For his part, Borrell highlighted what he called “serious and credible” efforts by Morocco to find a fair solution to the situation in Western Sahara – the sparsely-populated, energy-rich southern provinces of Morocco that has, since the early 1970s, been the site of a bitter conflict with the Algeria-backed Polisario Front, a left-wing rebel group that has attempted to carve out a secessionist state in Western Sahara.

Morocco presented a proposal for autonomy for Western Sahara in 2007, which remains the basis for any future negotiations for Rabat.

“The EU Executive has taken a positive note of Morocco’s serious and credible efforts to reach a solution (in Western Sahara),” said Borrell, who encouraged all parties to “continue their involvement with a spirit of realism and commitment.”

During his tenure as Spain’s foreign minister, Borrell had first-had experience with Western Sahara issue and in their joint statement about the situation in Morocco’s southern regions both Borrell and Bourita said a solution to the dispute should be based on a commitment that is fully in line with previous resolutions by the UN Security Council, specifically Resolution 2494 of October 30, 2019.

Resolution 2494 extended the United Nations’ mission in Western Sahara until October 2020 and reaffirmed its commitment to assisting all parties involved in Western Sahara to achieve a lasting and mutually acceptable political solution.

The two veteran diplomats each congratulated themselves on the significant progress that has made since the last association council between the two parties was held in June 2019. Borrell and Bourita specifically reiterated that further progress needs to made towards finalising a more robust and structured partnership

“The EU-Morocco partnership is more necessary now than ever,” they two emphasised after their talks while also adding, “Joining forces to stimulate regional cooperation for the benefit of stability, prosperity, and inclusive development is essential,” which guarantees that both parties could “better respond to regional and global challenges.”

The two also touched on several ongoing regional challenges, particularly in Libya and Africa’s Sahel region, and reaffirmed the European and Moroccan commitment to peace and security in the Middle East and the Maghreb and said both sides are willing to continue their support for a political solution to the Libyan Civil War.

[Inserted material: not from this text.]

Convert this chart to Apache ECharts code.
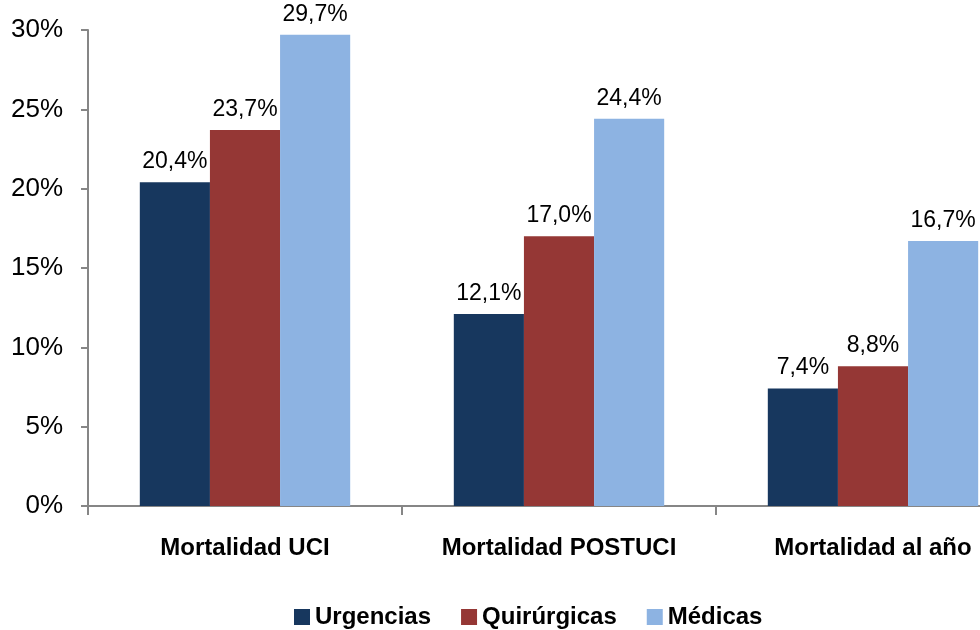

Borrell also congratulated Morocco for its “continued stability” and the strength of “the deep reforms and considerable changes” that the country has experienced during its still-ongoing modernisation and development drive under the stewardship of King Mohammed VI.

“The uniqueness of Morocco’s model, as well as the achievements of the EU-Morocco association in its political, economic, cultural and human sections makes Morocco a privileged partner of the European Union.”